I lost my dad at 12 (he passed down an inheritance however I haven’t been given it yet). My parents split when I was 7 due to my dad’s bi-polar issues. My mum is a lovely person but I hold a lot of resentment I think subconsciously- she got a partner who appeared nice but I knew something was up and I disliked him since I was a child. After 17 years he eventually showed really awful behaviour and became exactly the kind of person I feared he was. I hold a lot of resentment toward that whole situation and my childhood because of it. My mum also lives in another city now and I can’t visit her easy and feel horrible because she’s alone now.
I’m also an only child and weirdly jealous of people with siblings or close family support systems. Even small things like seeing siblings close to each other can affect me more than I think it should.
Things intensified after a breakup in 2020 from a 6 year relationship, when I realised afterwards that I hadn’t treated my ex as well as I should have. Since then I feel like I’ve been forced into constant self-awareness and transformation. But I think it’s so unfair that I should always have to transform when others don’t. Others seem to be already transformed if that makes sense.
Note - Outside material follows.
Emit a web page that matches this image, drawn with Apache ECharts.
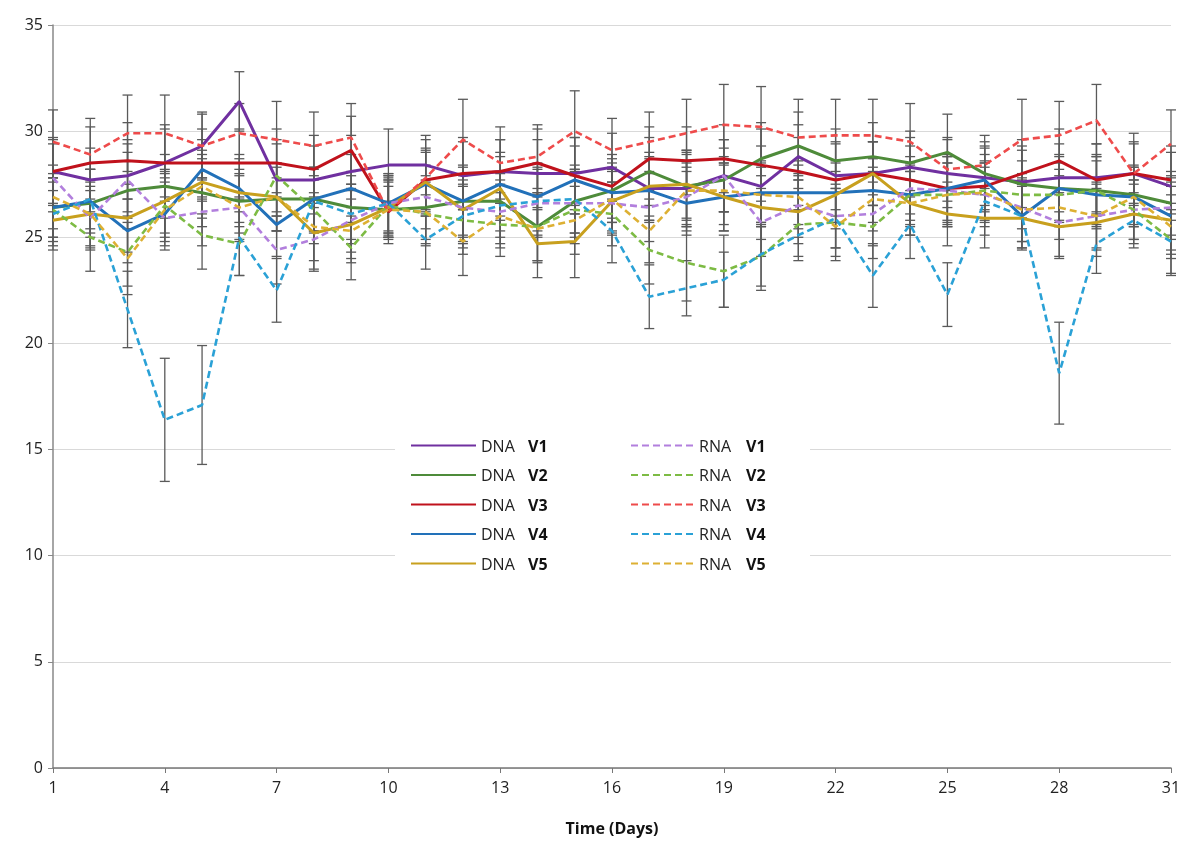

What I struggle with most is feeling like other people just naturally know how to live, connect, and be happy, while my life feels emotionally heavy and like one long transformation process. I honestly resent that sometimes and wonder if this is connected to the 8th house energy in my chart.
I am with a partner now who is not right for me but I’m terrified of being alone.
I’d appreciate insight into any placements or aspects that stand out.